GE Vernova's gas-turbine backlog reached 80 GW in December 2025, with deliveries booked into 2029 and reservations on track to sell out through 2030 by year-end. 1 The IEA projects that 15 to 27 GW of onsite natural gas will power US data centres by 2030, principally because grid interconnection cannot absorb load on operators' required timescales. 2
GE Vernova is the power-generation business spun out of General Electric in April 2024, the largest Western manufacturer of utility-scale gas turbines and a primary supplier to the US, European and Gulf gas-fleet build-outs. An 80 GW backlog is roughly equivalent to the entire installed gas-fired capacity of Spain plus Italy combined. The order book is dominated by aero-derivative and heavy-duty F-class machines in the 50-450 MW range, the formats hyperscalers buy for behind-the-meter campuses.

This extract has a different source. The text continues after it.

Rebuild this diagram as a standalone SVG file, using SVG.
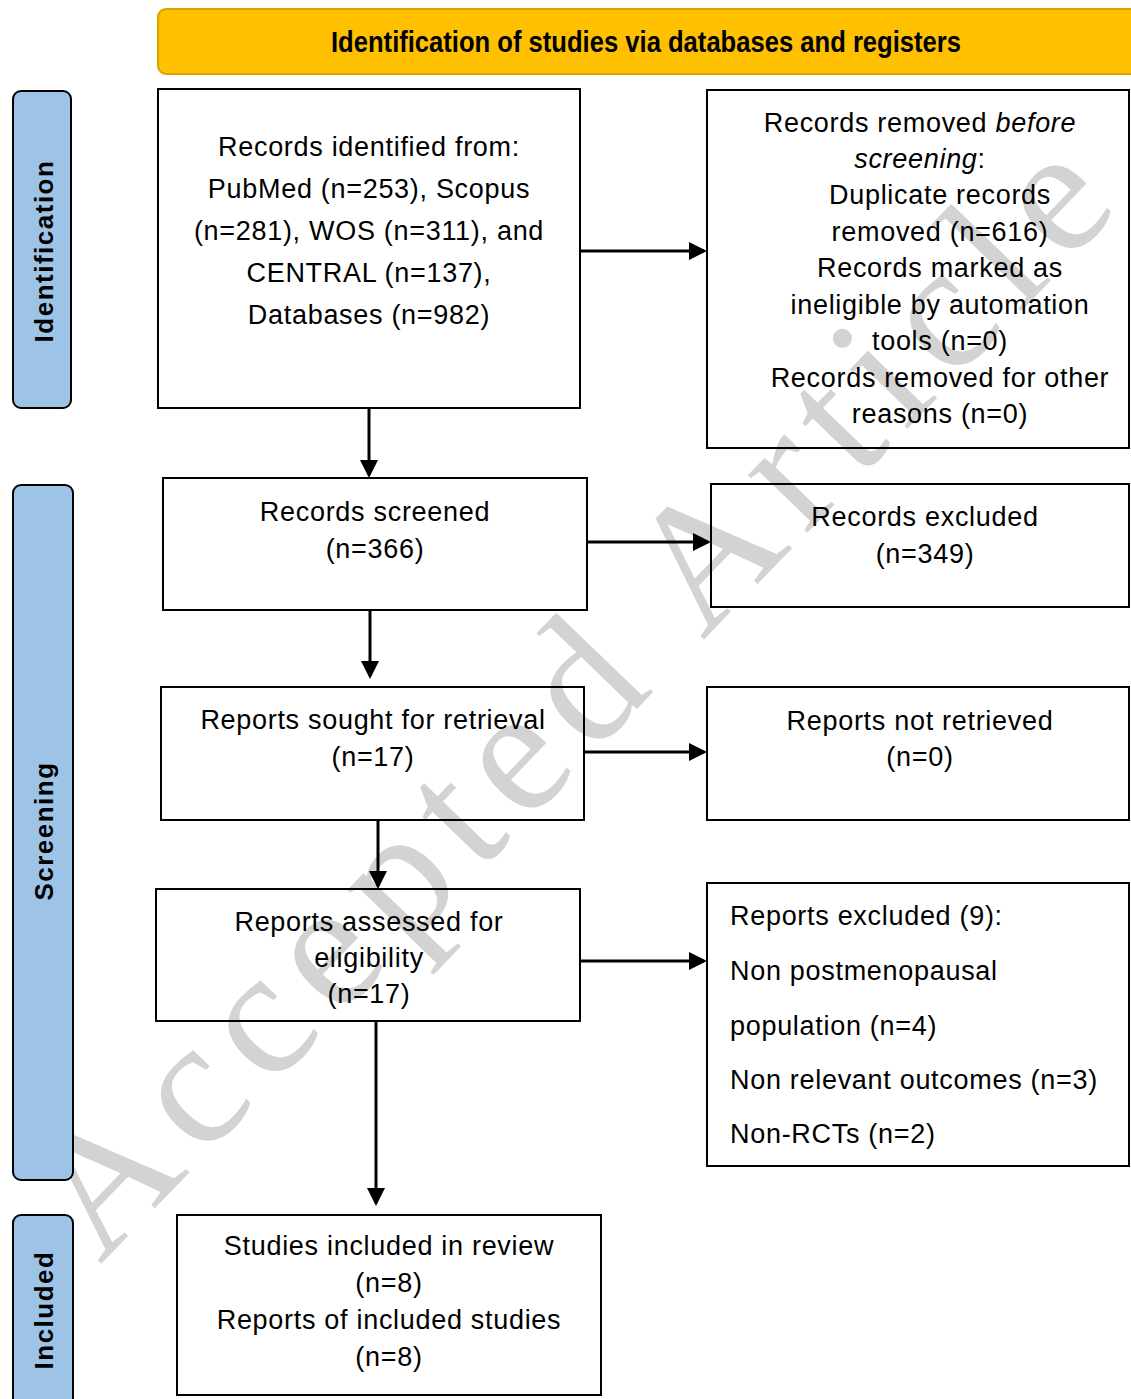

The 2029 delivery date is the operative figure. A turbine ordered today will not produce its first megawatt until late this decade, and once commissioned will run on a depreciation schedule into the 2050s. Hyperscalers signing those contracts now are committing to fossil generation that lasts well past every published net-zero milestone. The 15-27 GW IEA range is the agency's own central scenario for US data centre on-site gas in 2030, conditional on the grid bottleneck persisting at roughly its current severity.
GE Vernova can scale a turbine production line in eighteen months. A 765 kV transmission upgrade in PJM or ERCOT runs five to ten years from preliminary application to energisation, longer in the Northeast. The mismatch is what generates the BTM gas pipeline; turbine factories are answering hyperscaler demand at the speed of capital while public transmission planning runs at the speed of permitting. GE Vernova's 80 GW number is the cleanest single metric for that asymmetry on public record.